Equilibrium points are crucial in understanding the behavior of differential equations. They represent states where the system described by the differential equation experiences no change over time. In essence, at equilibrium, the rate of change is zero.
To find the equilibrium point for \( \frac{dN}{dt} = N^3 e^{-N} \), we set the equation to zero since equilibrium happens when there is no rate of change: \( N^3 e^{-N} = 0 \).

• \( e^{-N} \) is always positive, therefore it never reaches zero.
• This leaves \( N^3 = 0 \), which solves to give us \( N = 0 \) as the equilibrium point.

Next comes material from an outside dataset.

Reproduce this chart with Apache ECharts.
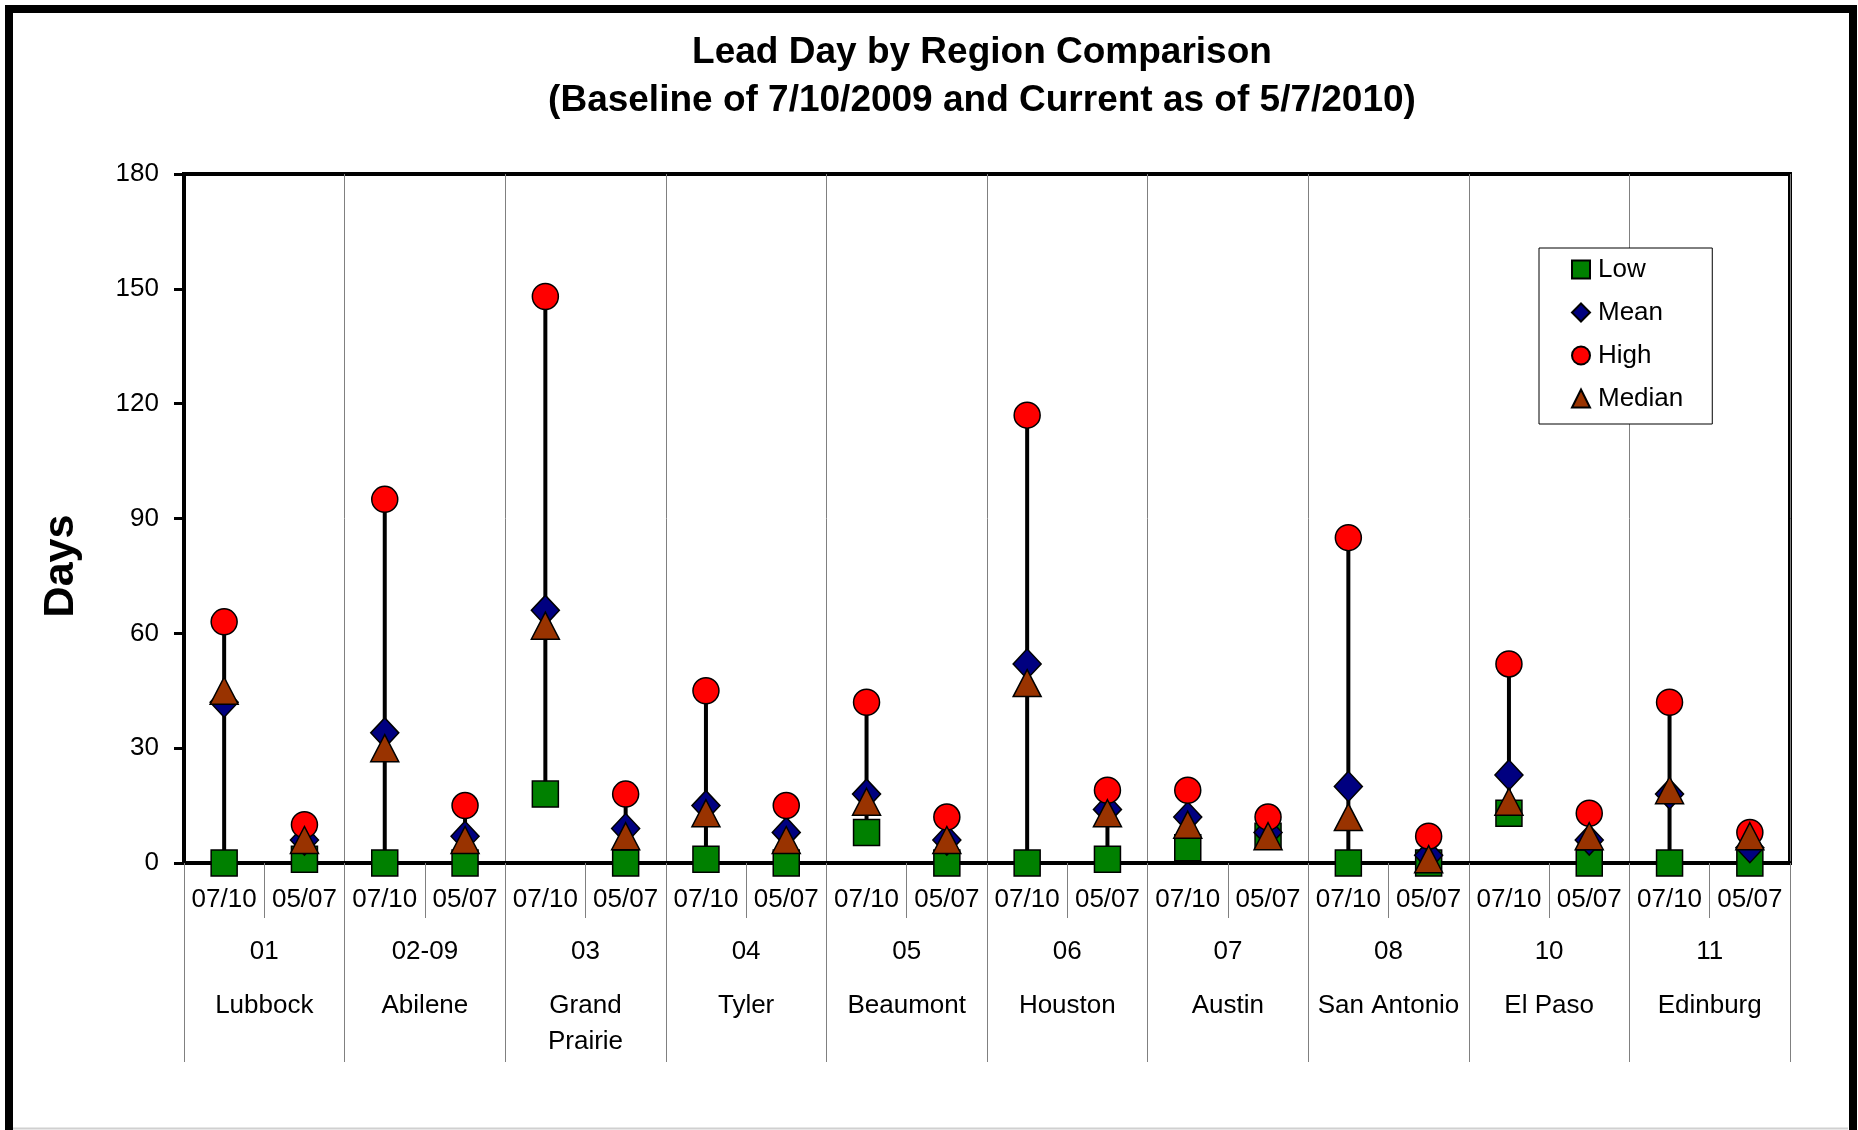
<!DOCTYPE html>
<html>
<head>
<meta charset="utf-8">
<title>Lead Day by Region Comparison</title>
<script src="https://cdn.jsdelivr.net/npm/echarts@6/dist/echarts.min.js"></script>
<style>
  html, body { margin: 0; padding: 0; background: #fff; }
  #main { width: 1858px; height: 1130px; }
</style>
</head>
<body>
<div id="main"></div>
<script>
// snapshot dates, two per region
const dates = ['07/10', '05/07', '07/10', '05/07', '07/10', '05/07', '07/10', '05/07', '07/10', '05/07',
  '07/10', '05/07', '07/10', '05/07', '07/10', '05/07', '07/10', '05/07', '07/10', '05/07'];
const regionCodes = ['01', '02-09', '03', '04', '05', '06', '07', '08', '10', '11'];
const regionNames = ['Lubbock', 'Abilene', 'Grand\nPrairie', 'Tyler', 'Beaumont', 'Houston', 'Austin', 'San Antonio', 'El Paso', 'Edinburg'];
const yTicks = [0, 30, 60, 90, 120, 150, 180];

// lead days
const lowDays    = [0, 1, 0, 0, 18, 0, 1, 0, 8, 0, 0, 1, 4, 7, 0, 0, 13, 0, 0, 0];
const meanDays   = [42, 6, 34, 7, 66, 9, 15, 8, 18, 6, 52, 14, 12, 8, 20, 2, 23, 6, 18, 4];
const highDays   = [63, 10, 95, 15, 148, 18, 45, 15, 42, 12, 117, 19, 19, 12, 85, 7, 52, 13, 42, 8];
const medianDays = [45, 6, 30, 6, 62, 7, 13, 6, 16, 6, 47, 13, 10, 7, 12, 1, 16, 7, 19, 7];

const FONT = '"Liberation Sans", Arial, Helvetica, sans-serif';

var chart = echarts.init(document.getElementById('main'), null, { renderer: 'canvas' });

// low-high range line for each date
const rangeData = dates.map((d, i) => [i, lowDays[i], highDays[i]]);

function markerStyle(color) {
  return { color: color, borderColor: '#000', borderWidth: 1.5, opacity: 1 };
}

var option = {
  backgroundColor: '#fff',
  animation: false,
  textStyle: { fontFamily: FONT },
  title: {
    text: 'Lead Day by Region Comparison\n(Baseline of 7/10/2009 and Current as of 5/7/2010)',
    left: 977,
    top: 24,
    textAlign: 'center',
    textStyle: { fontFamily: FONT, fontSize: 37, fontWeight: 'bold', color: '#000', lineHeight: 48 }
  },
  legend: {
    orient: 'vertical',
    left: 1539,
    top: 248,
    padding: [8, 29, 12, 32],
    itemGap: 16,
    itemWidth: 18,
    itemHeight: 18,
    backgroundColor: '#fff',
    borderColor: '#000',
    borderWidth: 1,
    borderRadius: 0,
    data: ['Low', 'Mean', 'High', 'Median'],
    textStyle: { fontFamily: FONT, fontSize: 26, color: '#000', lineHeight: 27, padding: [0, 0, 0, 3] }
  },
  grid: {
    left: 184,
    right: 68,
    top: 174,
    bottom: 267,
    show: true,
    borderColor: '#000',
    borderWidth: 4,
    backgroundColor: 'transparent'
  },
  xAxis: [
    {
      type: 'category',
      data: dates,
      position: 'bottom',
      axisLine: { lineStyle: { color: '#000', width: 4 } },
      axisTick: { show: true, interval: 0, length: 55, lineStyle: { color: '#808080', width: 1 } },
      axisLabel: { interval: 0, margin: 24, fontFamily: FONT, fontSize: 26, color: '#000' },
      splitLine: { show: false }
    },
    {
      type: 'category',
      data: regionCodes,
      position: 'bottom',
      axisLine: { show: false },
      axisTick: { show: true, interval: 0, length: 199, lineStyle: { color: '#808080', width: 1 } },
      splitLine: { show: true, interval: 0, lineStyle: { color: '#808080', width: 1 } },
      axisLabel: {
        interval: 0,
        margin: 53,
        formatter: function (value, index) {
          let name = regionNames[index].split('\n').map(s => '{b|' + s + '}').join('\n');
          return '{a|' + value + '}\n' + name;
        },
        rich: {
          a: { fontFamily: FONT, fontSize: 26, color: '#000', lineHeight: 72 },
          b: { fontFamily: FONT, fontSize: 26, color: '#000', lineHeight: 36 }
        }
      }
    }
  ],
  yAxis: {
    type: 'value',
    min: 0,
    max: 180,
    interval: 30,
    axisLine: { show: true, lineStyle: { color: '#000', width: 4 } },
    axisTick: { show: true, inside: false, length: 10, lineStyle: { color: '#000', width: 3 } },
    axisLabel: { margin: 25, fontFamily: FONT, fontSize: 26, color: '#000' },
    splitLine: { show: false }
  },
  graphic: [
    {
      type: 'rect',
      silent: true,
      shape: { x: 9, y: 9, width: 1844, height: 1200 },
      style: { fill: 'none', stroke: '#000', lineWidth: 8 }
    },
    {
      type: 'line',
      silent: true,
      shape: { x1: 13, y1: 1128.5, x2: 1848, y2: 1128.5 },
      style: { stroke: '#d0d0d0', lineWidth: 2 }
    },
    {
      type: 'text',
      x: 61,
      y: 566,
      rotation: Math.PI / 2,
      style: {
        text: 'Days',
        fontFamily: FONT,
        fontSize: 43,
        fontWeight: 'bold',
        fill: '#000',
        textAlign: 'center',
        textVerticalAlign: 'middle'
      }
    }
  ],
  series: [
    {
      name: 'Range',
      type: 'custom',
      xAxisIndex: 0,
      data: rangeData,
      encode: { x: 0, y: [1, 2] },
      renderItem: function (params, api) {
        let lo = api.coord([api.value(0), api.value(1)]);
        let hi = api.coord([api.value(0), api.value(2)]);
        return {
          type: 'line',
          shape: { x1: lo[0], y1: lo[1], x2: hi[0], y2: hi[1] },
          style: { stroke: '#000', lineWidth: 4 }
        };
      },
      z: 1
    },
    {
      name: 'Low',
      type: 'scatter',
      symbol: 'rect',
      symbolSize: 26,
      data: lowDays,
      itemStyle: markerStyle('#008000'),
      clip: false,
      z: 3
    },
    {
      name: 'Mean',
      type: 'scatter',
      symbol: 'diamond',
      symbolSize: [28, 30],
      data: meanDays,
      itemStyle: markerStyle('#000080'),
      clip: false,
      z: 3
    },
    {
      name: 'High',
      type: 'scatter',
      symbol: 'circle',
      symbolSize: 26,
      data: highDays,
      itemStyle: markerStyle('#ff0000'),
      clip: false,
      z: 3
    },
    {
      name: 'Median',
      type: 'scatter',
      symbol: 'triangle',
      symbolSize: [28, 27],
      data: medianDays,
      itemStyle: markerStyle('#993300'),
      clip: false,
      z: 3
    }
  ]
};

option && chart.setOption(option);
</script>
</body>
</html>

At this point, \( N \) does not change, as confirmed by the zero rate of change. Equilibria are fundamental since they help us identify critical points where stability analysis can be conducted.

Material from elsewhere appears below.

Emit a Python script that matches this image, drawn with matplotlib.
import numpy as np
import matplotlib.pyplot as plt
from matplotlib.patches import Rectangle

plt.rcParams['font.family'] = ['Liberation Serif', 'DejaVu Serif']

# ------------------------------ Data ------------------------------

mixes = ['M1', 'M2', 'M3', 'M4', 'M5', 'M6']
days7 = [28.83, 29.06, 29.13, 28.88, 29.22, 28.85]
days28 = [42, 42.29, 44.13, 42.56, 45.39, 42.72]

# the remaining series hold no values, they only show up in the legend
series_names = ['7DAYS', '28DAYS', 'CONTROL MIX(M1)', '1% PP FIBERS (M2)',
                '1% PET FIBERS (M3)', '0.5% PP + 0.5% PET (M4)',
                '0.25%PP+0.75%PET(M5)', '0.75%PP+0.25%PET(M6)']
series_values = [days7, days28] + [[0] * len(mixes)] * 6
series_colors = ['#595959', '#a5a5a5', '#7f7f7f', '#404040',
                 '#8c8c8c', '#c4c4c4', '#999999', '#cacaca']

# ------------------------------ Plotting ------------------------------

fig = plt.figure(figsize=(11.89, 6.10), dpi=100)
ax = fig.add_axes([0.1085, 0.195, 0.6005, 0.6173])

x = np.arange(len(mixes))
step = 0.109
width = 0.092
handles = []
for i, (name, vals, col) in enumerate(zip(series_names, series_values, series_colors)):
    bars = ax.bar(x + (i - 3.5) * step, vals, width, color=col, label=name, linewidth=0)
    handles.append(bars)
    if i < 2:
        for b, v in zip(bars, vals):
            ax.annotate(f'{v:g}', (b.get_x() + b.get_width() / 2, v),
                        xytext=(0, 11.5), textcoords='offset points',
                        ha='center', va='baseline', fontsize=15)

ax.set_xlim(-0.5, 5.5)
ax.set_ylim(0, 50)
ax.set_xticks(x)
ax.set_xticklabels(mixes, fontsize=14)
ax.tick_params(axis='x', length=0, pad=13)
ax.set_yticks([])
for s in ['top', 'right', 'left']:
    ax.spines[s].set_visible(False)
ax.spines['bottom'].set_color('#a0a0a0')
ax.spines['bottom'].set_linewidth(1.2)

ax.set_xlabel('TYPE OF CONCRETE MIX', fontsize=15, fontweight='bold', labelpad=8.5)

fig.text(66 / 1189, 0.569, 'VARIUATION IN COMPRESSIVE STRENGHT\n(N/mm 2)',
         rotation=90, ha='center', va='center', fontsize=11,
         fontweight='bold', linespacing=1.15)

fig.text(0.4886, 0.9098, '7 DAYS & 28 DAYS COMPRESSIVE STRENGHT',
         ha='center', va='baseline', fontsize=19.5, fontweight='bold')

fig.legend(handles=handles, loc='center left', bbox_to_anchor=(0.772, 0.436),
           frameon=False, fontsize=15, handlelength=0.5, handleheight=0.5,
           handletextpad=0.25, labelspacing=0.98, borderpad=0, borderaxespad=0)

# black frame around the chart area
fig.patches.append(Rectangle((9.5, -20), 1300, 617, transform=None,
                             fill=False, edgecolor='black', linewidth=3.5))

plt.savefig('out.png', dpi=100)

Stability analysis delves into how equilibrium points behave in the face of small disturbances. Once equilibrium points are determined, understanding their stability helps predict whether a system will return to these points or drift away.
For the differential equation \( \frac{dN}{dt} = N^3 e^{-N} \), stability is analyzed by looking at how \( N \) changes around the equilibrium point \( N = 0 \).

• If \( N < 0 \): \( N^3 < 0 \) leads to \( \frac{dN}{dt} < 0 \). This means \( N \) moves further from zero. Thus, disturbances in the negative direction move \( N \) away from equilibrium.
• If \( N > 0 \): \( N^3 > 0 \) leads to \( \frac{dN}{dt} > 0 \). Here, \( N \) also moves further from zero, so disturbances in the positive direction move \( N \) away.

With this behavior, \( N = 0 \) is determined to be an unstable equilibrium because any tiny push in either direction will cause \( N \) to shift away, rather than return to equilibrium. Confirming this through a vector field plot solidifies our understanding by visualizing trajectories leading away from \( N = 0 \).